Ihsahn – Eremita (Candlelight Records)

Monday, 25th March 2013
Rating: 7.5/10

Anyone who has followed Ihsahn’s post-Emperor trajectory shouldn’t be surprised by an album like Eremita. The black metal dribbles are scant, while the progressive, avant-garde elements have been only heightened, and more in play than they were on 2010’s After. This one is a hard read, primarily because when you expect the Norwegian to zig, he zags, and when that blasted saxophone comes careening in, it’s like an uninvited guest that couldn’t be more annoying.

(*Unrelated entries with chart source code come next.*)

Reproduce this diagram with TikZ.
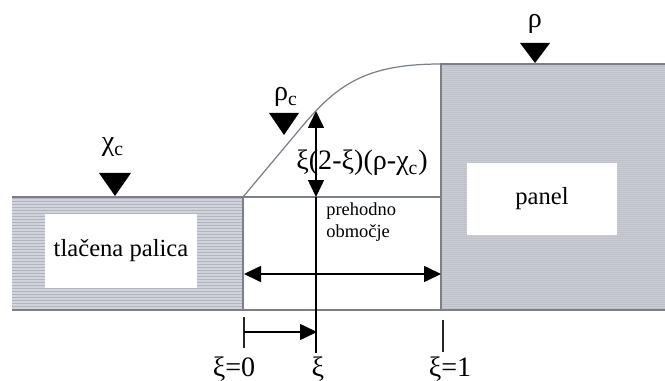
\documentclass[tikz,border=0pt]{standalone}
\usepackage{fontspec}
\setmainfont{Liberation Serif}
\usetikzlibrary{arrows.meta}
\definecolor{rodgray}{RGB}{176,181,191}
\definecolor{rodlight}{RGB}{208,211,217}
\definecolor{panelgray}{RGB}{190,193,201}
\definecolor{panellight}{RGB}{202,205,211}
\definecolor{edgegray}{RGB}{122,127,137}

\begin{document}
\begin{tikzpicture}[
    x=0.02cm, y=-0.02cm,
    >={Triangle[length=0.34cm, width=0.32cm]},
    rod/.style={fill=rodgray},
    plate/.style={fill=panelgray},
    stripe/.style={draw=rodlight, line width=0.7pt},
    grain/.style={draw=panellight, line width=0.4pt},
    edge/.style={draw=edgegray, line width=0.9pt},
    guide/.style={draw=edgegray, line width=0.7pt},
    box/.style={rectangle, fill=white, inner sep=0pt, font=\fontsize{14}{16}\selectfont},
    load/.style={fill=black},
    greek/.style={font=\fontsize{16}{18}\selectfont, inner sep=0pt},
    dim/.style={draw=black, line width=0.9pt},
    tick/.style={draw=black!85, line width=0.8pt}
]
  \useasboundingbox (0,0) rectangle (665,381);
  % Corner points of the rod, the transition zone and the panel.
  \coordinate (rodNW) at (12,197);
  \coordinate (xi0top) at (243,197);
  \coordinate (xi0bot) at (243,310);
  \coordinate (xi1top) at (441,197);
  \coordinate (xi1roof) at (441,64);
  \coordinate (xi1bot) at (441,310);
  \coordinate (panelNE) at (665,64);
  \coordinate (panelSE) at (665,310);

  % Hatched fills.
  \fill[rod] (rodNW) rectangle (xi0bot);
  \foreach \y in {200,203,...,308} {
    \draw[stripe] (12,\y) -- (243,\y);
  }
  \fill[plate] (xi1roof) rectangle (panelSE);
  \foreach \y in {67,69,...,308} {
    \draw[grain] (441,\y) -- (665,\y);
  }

  % Outlines.
  \draw[edge] (rodNW) -- (xi0top) -- (xi0bot);
  \draw[edge] (12,310) -- (xi0bot);
  \draw[guide] (xi0bot) -- (xi1bot);
  \draw[edge] (xi1bot) -- (xi1roof) -- (panelNE);
  \draw[edge] (xi1bot) -- (panelSE);
  \draw[guide] (xi0top) -- (xi1top);
  \draw[guide] (xi0top) -- (305,123) .. controls (340,82) and (370,64) .. (xi1roof);

  % Labels inside the rod and the panel.
  \node[box, minimum width=3.04cm, minimum height=1.5cm] (palica) at (121,251) {tlačena palica};
  \node[box, minimum width=3.0cm, minimum height=1.44cm] (panel) at (542,199) {panel};

  % Load markers.
  \coordinate (chiTip) at (115,196);
  \coordinate (rhocTip) at (284,135);
  \coordinate (rhoTip) at (535,63);
  \fill[load] (chiTip) -- ++(-16,-23) -- ++(32,0) -- cycle;
  \fill[load] (rhocTip) -- ++(-15,-22) -- ++(30,0) -- cycle;
  \fill[load] (rhoTip) -- ++(-15,-20) -- ++(30,0) -- cycle;
  \node[greek] (chiLab) at (113,147) {χ\textsubscript{c}};
  \node[greek] (rhocLab) at (286,97) {ρ\textsubscript{c}};
  \node[greek] (rhoLab) at (535,24) {ρ};

  % Height of the curve at xi.
  \coordinate (rise) at (316,111);
  \coordinate (riseBase) at (316,197);
  \coordinate (xiBot) at (316,353);
  \draw[dim, <->] (rise) -- (riseBase);
  \draw[dim] (riseBase) -- (xiBot);
  \node[greek] (riseLab) at (362,163) {ξ(2-ξ)(ρ-χ\textsubscript{c})};
  \node[anchor=north west, align=left, inner sep=0pt, font=\fontsize{10.5}{12.6}\selectfont]
    (zone) at (326,202) {prehodno\\območje};

  % Width of the transition zone.
  \coordinate (spanL) at (244,274);
  \coordinate (spanR) at (441,274);
  \draw[dim, <->] (spanL) -- (spanR);

  % Ticks and xi under the bar.
  \coordinate (tick0a) at (244,317);
  \coordinate (tick0b) at (244,348);
  \coordinate (tick1a) at (443,320);
  \coordinate (tick1b) at (443,352);
  \draw[tick] (tick0a) -- (tick0b);
  \draw[tick] (tick1a) -- (tick1b);
  \coordinate (xiFrom) at (244,332);
  \coordinate (xiTo) at (317,332);
  \draw[dim, ->] (xiFrom) -- (xiTo);
  \node[greek] (xi0Lab) at (234,369) {ξ=0};
  \node[greek] (xiLab) at (318,369) {ξ};
  \node[greek] (xi1Lab) at (450,369) {ξ=1};
\end{tikzpicture}
\end{document}
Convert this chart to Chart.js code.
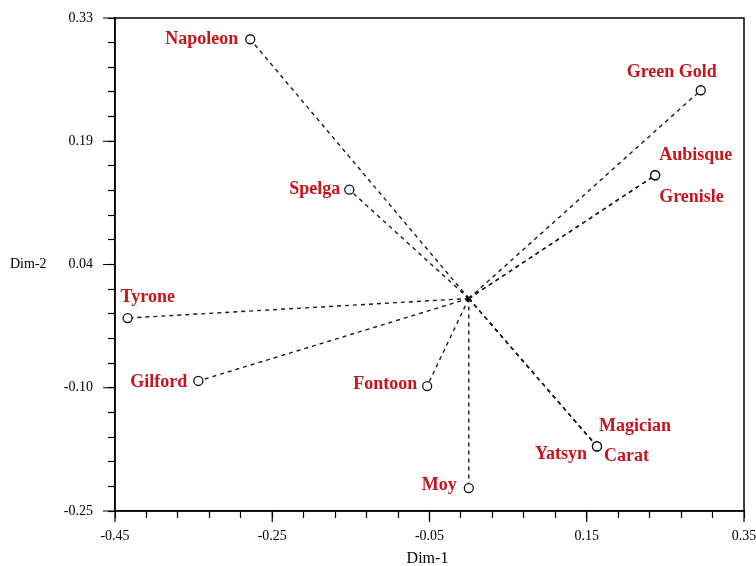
<!DOCTYPE html>
<html>
<head>
<meta charset="utf-8">
<script src="https://cdn.jsdelivr.net/npm/chart.js@4.4.1/dist/chart.umd.min.js"></script>
<style>
    html, body { margin: 0; padding: 0; background: #ffffff; }
    #wrap { width: 756px; height: 566px; }
</style>
</head>
<body>
<div id="wrap"><canvas id="biplot"></canvas></div>
<script>
// Variety scores on the two dimensions
const varieties = ['Napoleon', 'Spelga', 'Green Gold', 'Aubisque', 'Grenisle', 'Tyrone',
    'Gilford', 'Fontoon', 'Moy', 'Magician', 'Carat', 'Yatsyn'];
const dim1 = [-0.278, -0.152, 0.295, 0.237, 0.237, -0.434, -0.344, -0.053, 0.0, 0.163, 0.163, 0.163];
const dim2 = [0.305, 0.128, 0.245, 0.145, 0.145, -0.023, -0.097, -0.103, -0.223, -0.174, -0.174, -0.174];

// Origin of the spokes
const centerX = [0];
const centerY = [0];

// Axis ticks
const xTickValues = [];
const yTickValues = [];
const xTickLabels = ['-0.45', '-0.25', '-0.05', '0.15', '0.35'];
const yTickLabels = ['-0.25', '-0.10', '0.04', '0.19', '0.33'];
const xMin = -0.45, xMax = 0.35, yMin = -0.25, yMax = 0.33;
for (let i = 0; i <= 20; i++) {
    xTickValues.push(xMin + (xMax - xMin) * i / 20);
    yTickValues.push(yMin + (yMax - yMin) * i / 20);
}

// label placement relative to its point: [dx, dy, align]
const labelPlace = [
    [-12, 0, 'right'], [-9, 0, 'right'], [-29, -18, 'center'], [4, -20, 'left'],
    [4, 22, 'left'], [-7, -21, 'left'], [-11, 1, 'right'], [-10, -2, 'right'],
    [-12, -3, 'right'], [2, -20, 'left'], [7, 10, 'left'], [-10, 8, 'right']
];

const RED = '#c8141c';
const SERIF = "'Liberation Serif', 'Times New Roman', serif";

// one dashed spoke per variety, from the centre out
const spokeSets = varieties.map((name, i) => ({
    label: name,
    data: [{ x: centerX[0], y: centerY[0] }, { x: dim1[i], y: dim2[i] }],
    showLine: true,
    borderColor: '#1a1a1a',
    borderWidth: 1.4,
    borderDash: [4, 4],
    pointRadius: 0,
    order: 3
}));

const pointSet = {
    label: 'varieties',
    data: varieties.map((n, i) => ({ x: dim1[i], y: dim2[i] })),
    pointRadius: 4.5,
    pointBackgroundColor: '#ffffff',
    pointBorderColor: '#111111',
    pointBorderWidth: 1.3,
    order: 1
};

const centerSet = {
    label: 'centre',
    data: [{ x: centerX[0], y: centerY[0] }],
    pointStyle: 'crossRot',
    pointRadius: 3.5,
    pointBorderColor: '#000000',
    pointBorderWidth: 2.2,
    order: 0
};

// box, longer major ticks, variety names and the axis titles
const decorations = {
    id: 'decorations',
    afterDraw(chart) {
        const ctx = chart.ctx;
        const a = chart.chartArea;
        const xs = chart.scales.x, ys = chart.scales.y;
        ctx.save();
        ctx.strokeStyle = '#000000';
        ctx.lineWidth = 1.5;
        ctx.strokeRect(a.left, a.top, a.right - a.left, a.bottom - a.top);

        ctx.lineWidth = 1.2;
        ctx.beginPath();
        xTickValues.forEach((v, i) => {
            if (i % 5 !== 0) return;
            const px = xs.getPixelForValue(v);
            ctx.moveTo(px, a.bottom);
            ctx.lineTo(px, a.bottom + 11);
        });
        yTickValues.forEach((v, i) => {
            if (i % 5 !== 0) return;
            const py = ys.getPixelForValue(v);
            ctx.moveTo(a.left, py);
            ctx.lineTo(a.left - 12, py);
        });
        ctx.stroke();

        ctx.font = 'bold 18px ' + SERIF;
        ctx.fillStyle = RED;
        ctx.textBaseline = 'middle';
        varieties.forEach((name, i) => {
            const p = labelPlace[i];
            ctx.textAlign = p[2];
            ctx.fillText(name, xs.getPixelForValue(dim1[i]) + p[0], ys.getPixelForValue(dim2[i]) + p[1]);
        });

        ctx.fillStyle = '#000000';
        ctx.font = '14px ' + SERIF;
        ctx.textAlign = 'left';
        ctx.fillText('Dim-2', 10, (a.top + a.bottom) / 2);
        ctx.font = '16px ' + SERIF;
        ctx.textAlign = 'center';
        ctx.fillText('Dim-1', (a.left + a.right) / 2 - 2, a.bottom + 48);
        ctx.restore();
    }
};

new Chart(document.getElementById('biplot'), {
    type: 'scatter',
    data: { datasets: [...spokeSets, pointSet, centerSet] },
    options: {
        responsive: true,
        maintainAspectRatio: false,
        animation: false,
        layout: { padding: { left: 0, right: 12, top: 18, bottom: 0 } },
        plugins: {
            legend: { display: false },
            tooltip: { enabled: false }
        },
        scales: {
            x: {
                type: 'linear',
                min: xMin,
                max: xMax,
                afterBuildTicks: s => { s.ticks = xTickValues.map(v => ({ value: v })); },
                afterFit: s => { s.height = 55; s.paddingLeft = 0; s.paddingRight = 0; },
                border: { color: '#000000', width: 1.5 },
                grid: { drawOnChartArea: false, drawTicks: true, tickLength: 7, tickColor: '#000000', tickWidth: 1.2 },
                ticks: {
                    autoSkip: false,
                    maxRotation: 0,
                    padding: 10,
                    color: '#000000',
                    font: { family: SERIF, size: 14 },
                    callback: (v, i) => (i % 5 === 0 ? xTickLabels[i / 5] : '')
                }
            },
            y: {
                type: 'linear',
                min: yMin,
                max: yMax,
                afterBuildTicks: s => { s.ticks = yTickValues.map(v => ({ value: v })); },
                afterFit: s => { s.width = 115; s.paddingTop = 0; s.paddingBottom = 0; },
                border: { color: '#000000', width: 1.5 },
                grid: { drawOnChartArea: false, drawTicks: true, tickLength: 7, tickColor: '#000000', tickWidth: 1.2 },
                ticks: {
                    autoSkip: false,
                    padding: 15,
                    color: '#000000',
                    font: { family: SERIF, size: 14 },
                    callback: (v, i) => (i % 5 === 0 ? yTickLabels[i / 5] : '')
                }
            }
        }
    },
    plugins: [decorations]
});
</script>
</body>
</html>
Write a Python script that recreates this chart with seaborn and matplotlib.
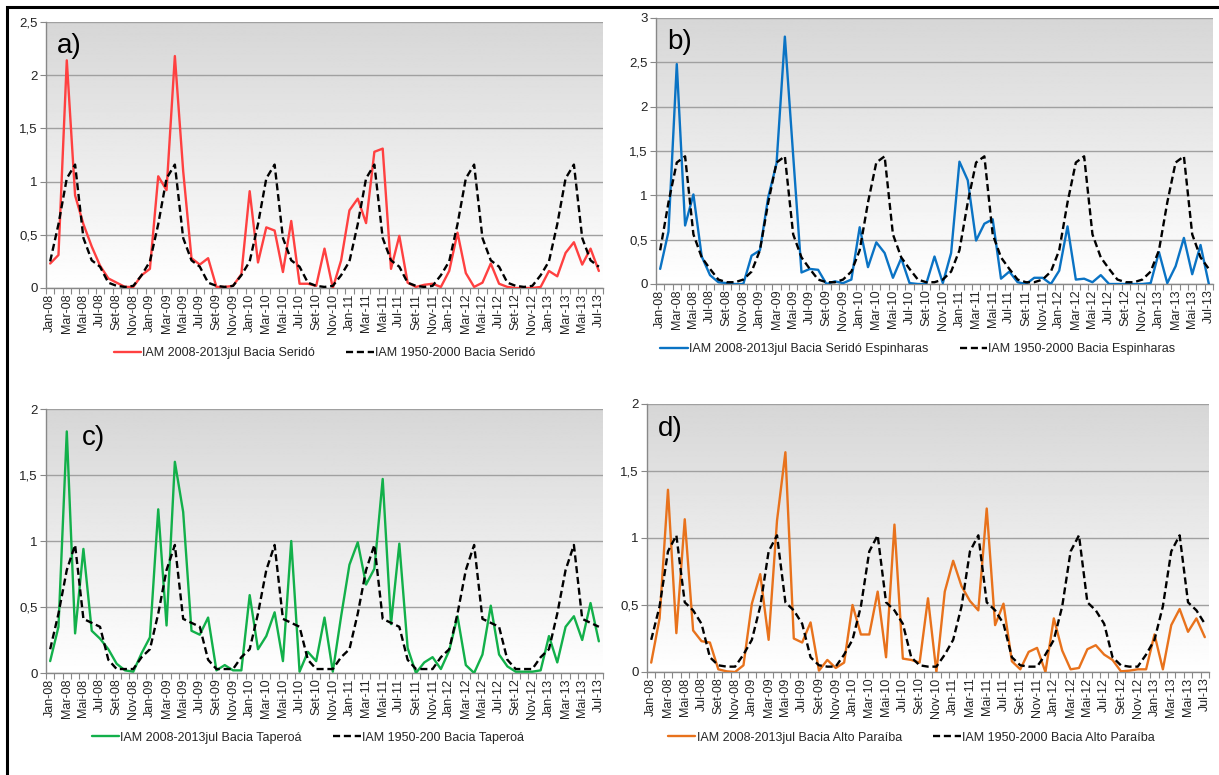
import numpy as np
import matplotlib
matplotlib.use("Agg")
import matplotlib.pyplot as plt
import seaborn as sns
from matplotlib.patches import Rectangle

# months Jan-08 .. Jul-13 (67 months)
meses = ['Jan', 'Fev', 'Mar', 'Abr', 'Mai', 'Jun', 'Jul', 'Ago', 'Set', 'Out', 'Nov', 'Dez']
anos = ['08', '09', '10', '11', '12', '13']
rotulos = [m + '-' + a for a in anos for m in meses][:67]
idx = list(range(67))

# IAM 2008-2013jul (observed)
serido = [0.23, 0.31, 2.14, 0.87, 0.60, 0.39, 0.21, 0.09, 0.05, 0.01, 0.01, 0.12,
          0.18, 1.05, 0.92, 2.18, 1.10, 0.28, 0.22, 0.28, 0.01, 0.01, 0.02, 0.13,
          0.91, 0.24, 0.57, 0.54, 0.15, 0.63, 0.04, 0.04, 0.02, 0.37, 0.00, 0.26,
          0.73, 0.84, 0.61, 1.28, 1.31, 0.18, 0.49, 0.05, 0.01, 0.03, 0.04, 0.01,
          0.16, 0.52, 0.14, 0.01, 0.05, 0.23, 0.04, 0.01, 0.00, 0.00, 0.00, 0.01,
          0.16, 0.11, 0.33, 0.43, 0.22, 0.37, 0.16]
espinharas = [0.17, 0.59, 2.48, 0.66, 1.01, 0.31, 0.10, 0.02, 0.01, 0.00, 0.00, 0.32,
              0.38, 0.98, 1.36, 2.79, 1.45, 0.13, 0.17, 0.16, 0.00, 0.03, 0.01, 0.05,
              0.64, 0.19, 0.47, 0.35, 0.07, 0.29, 0.01, 0.00, 0.00, 0.31, 0.01, 0.35,
              1.38, 1.17, 0.49, 0.68, 0.73, 0.06, 0.14, 0.02, 0.00, 0.07, 0.07, 0.00,
              0.15, 0.65, 0.05, 0.06, 0.02, 0.10, 0.00, 0.00, 0.00, 0.00, 0.00, 0.01,
              0.36, 0.01, 0.20, 0.52, 0.11, 0.44, 0.00]
taperoa = [0.09, 0.35, 1.83, 0.30, 0.94, 0.32, 0.26, 0.18, 0.07, 0.02, 0.01, 0.15,
           0.27, 1.24, 0.36, 1.60, 1.22, 0.32, 0.29, 0.42, 0.02, 0.06, 0.02, 0.02,
           0.59, 0.18, 0.28, 0.46, 0.09, 1.00, 0.01, 0.16, 0.09, 0.42, 0.01, 0.43,
           0.82, 0.99, 0.67, 0.79, 1.47, 0.37, 0.98, 0.19, 0.00, 0.08, 0.12, 0.03,
           0.17, 0.43, 0.06, 0.00, 0.14, 0.51, 0.14, 0.05, 0.01, 0.01, 0.01, 0.02,
           0.28, 0.08, 0.35, 0.43, 0.25, 0.53, 0.24]
alto_paraiba = [0.07, 0.40, 1.36, 0.29, 1.14, 0.31, 0.23, 0.22, 0.02, 0.005, 0.00, 0.05,
                0.51, 0.73, 0.24, 1.13, 1.64, 0.25, 0.22, 0.37, 0.01, 0.09, 0.03, 0.07,
                0.50, 0.28, 0.28, 0.60, 0.11, 1.10, 0.10, 0.09, 0.07, 0.55, 0.00, 0.60,
                0.83, 0.64, 0.53, 0.46, 1.22, 0.35, 0.51, 0.08, 0.02, 0.15, 0.18, 0.00,
                0.40, 0.16, 0.02, 0.03, 0.17, 0.20, 0.13, 0.09, 0.005, 0.01, 0.02, 0.02,
                0.28, 0.02, 0.35, 0.47, 0.30, 0.40, 0.26]

# IAM 1950-2000 (monthly climatology Jan..Dez, repeated every year in the chart)
clim_serido = [0.25, 0.60, 1.03, 1.16, 0.47, 0.26, 0.20, 0.05, 0.02, 0.01, 0.02, 0.12]
clim_espinharas = [0.38, 0.92, 1.37, 1.44, 0.56, 0.30, 0.17, 0.05, 0.02, 0.02, 0.05, 0.14]
clim_taperoa = [0.18, 0.45, 0.78, 0.97, 0.41, 0.38, 0.35, 0.10, 0.03, 0.03, 0.03, 0.12]
clim_alto = [0.24, 0.49, 0.90, 1.02, 0.52, 0.46, 0.36, 0.11, 0.05, 0.04, 0.04, 0.13]

paineis = [
    ('a)', serido, clim_serido, '#ff4040', 'IAM 2008-2013jul Bacia Seridó',
     'IAM 1950-2000 Bacia Seridó', 2.5, [46, 603, 22, 288], (0.02, 0.91), 0.50),
    ('b)', espinharas, clim_espinharas, '#0a73c4', 'IAM 2008-2013jul Bacia Seridó Espinharas',
     'IAM 1950-2000 Bacia Espinharas', 3.0, [656, 1213, 18, 284], (0.02, 0.91), 0.47),
    ('c)', taperoa, clim_taperoa, '#12b04a', 'IAM 2008-2013jul Bacia Taperoá',
     'IAM 1950-200 Bacia Taperoá', 2.0, [46, 603, 409, 673], (0.065, 0.89), 0.47),
    ('d)', alto_paraiba, clim_alto, '#e8721c', 'IAM 2008-2013jul Bacia Alto Paraíba',
     'IAM 1950-2000 Bacia Alto Paraíba', 2.0, [647, 1209, 404, 672], (0.02, 0.905), 0.47),
]

sns.set_style("white")
plt.rcParams['font.family'] = ['Liberation Sans', 'DejaVu Sans']

W, H = 1219, 775
fig = plt.figure(figsize=(W / 100, H / 100), dpi=100)

# background shading: white at the bottom to light grey at the top
grad = np.linspace(1.0, 0.84, 256).reshape(-1, 1)

for letra, obs, clim, cor, lab_obs, lab_clim, ymax, (x0, x1, y0, y1), pos, legx in paineis:
    ax = fig.add_axes([x0 / W, 1 - y1 / H, (x1 - x0) / W, (y1 - y0) / H])
    ax.imshow(grad, extent=[0, 1, 0, 1], transform=ax.transAxes, aspect='auto',
              cmap='gray', vmin=0, vmax=1, origin='lower', zorder=0)
    clim_full = (clim * 6)[:67]
    sns.lineplot(x=idx, y=obs, ax=ax, color=cor, linewidth=1.7, label=lab_obs, zorder=3)
    sns.lineplot(x=idx, y=clim_full, ax=ax, color='black', linewidth=1.7,
                 linestyle=(0, (3, 1.6)), label=lab_clim, zorder=4)
    ax.set_xlim(-0.5, 66.5)
    ax.set_ylim(0, ymax)
    yt = np.arange(0, ymax + 0.01, 0.5)
    ax.set_yticks(yt)
    ax.set_yticklabels([('%g' % v).replace('.', ',') for v in yt], fontsize=9.5, color='#222222')
    ax.yaxis.grid(True, color='#a0a0a0', linewidth=1.0, zorder=1)
    ax.set_axisbelow(True)
    ax.set_xticks(idx[::2])
    ax.set_xticklabels(rotulos[::2], rotation=90, fontsize=9, color='#222222')
    ax.set_xticks(np.arange(-0.5, 67, 1), minor=True)
    ax.tick_params(axis='x', which='major', length=0, pad=4)
    ax.tick_params(axis='x', which='minor', length=4, color='#888888', width=0.8, bottom=True)
    ax.tick_params(axis='y', length=4, color='#888888', left=True, pad=2)
    for s in ['top', 'right']:
        ax.spines[s].set_visible(False)
    for s in ['left', 'bottom']:
        ax.spines[s].set_color('#888888')
        ax.spines[s].set_linewidth(1.0)
    ax.set_xlabel('')
    ax.set_ylabel('')
    ax.text(pos[0], pos[1], letra, transform=ax.transAxes, fontsize=20,
            va='center', ha='left', color='black', zorder=5)
    ax.legend(loc='center', bbox_to_anchor=(legx, -0.245), ncol=2, frameon=False,
              fontsize=9, handlelength=2.2, columnspacing=2.5, handletextpad=0.1)

fig.patches.append(Rectangle((7 / W, -0.02), 1.05, 1 - 7 / H + 0.02, transform=fig.transFigure,
                             fill=False, edgecolor='black', linewidth=2.2))

fig.savefig('out.png', dpi=100)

Backed instrumentally again by up-and-coming Norwegian progressive metallers Leprous, Ihsahn is willing to distribute the wealth evenly, it seems. Leprous singer Einer Solberg gets his licks in, as does the ubiquitous Devin Townsend on “Introspection,” which naturally, is one of the album’s highlights. Somewhere between all of this, Ihsahn is singing more (see: “The Eagle and the Snake”) and sounding less inclined to scrape his throat against the black metal chain mail. That’s probably a good thing, for the man’s clean vocals have improved by leaps and bounds since the late-90’s.

The saxophone work provided by Shining’s Jorgen Munkeby is a total hindrance, just like it was on After. There’s really no place for it; Munkeby just pops in and out when he pleases and it lends nothing to the music, thus soiling otherwise strong numbers like “Catharsis” and “The Grave.” On the flipside, the glimmering, melodically-charged “Something Out There” might be Ihsahn’s finest solo composition alongside “Elevator” (from 2008’s angL). Heightened by a chaotic chorus selection (upon where Ihsahn sings about things being old, borrowed, and new), “Something Out There” emerges as Eremita’s anchor amidst the blundering saxophones and off-kilter riff selections.

There’s no creative ceiling when it comes to Ihsahn, although one has to wonder how many are starting to balk over some of the odd instrumentation choices he’s made over the last two albums. Perhaps the point he’s trying to make with Eremita is that the Emperor days have served their purpose, and the road he’s on circa 2012 probably isn’t intended for the old gang.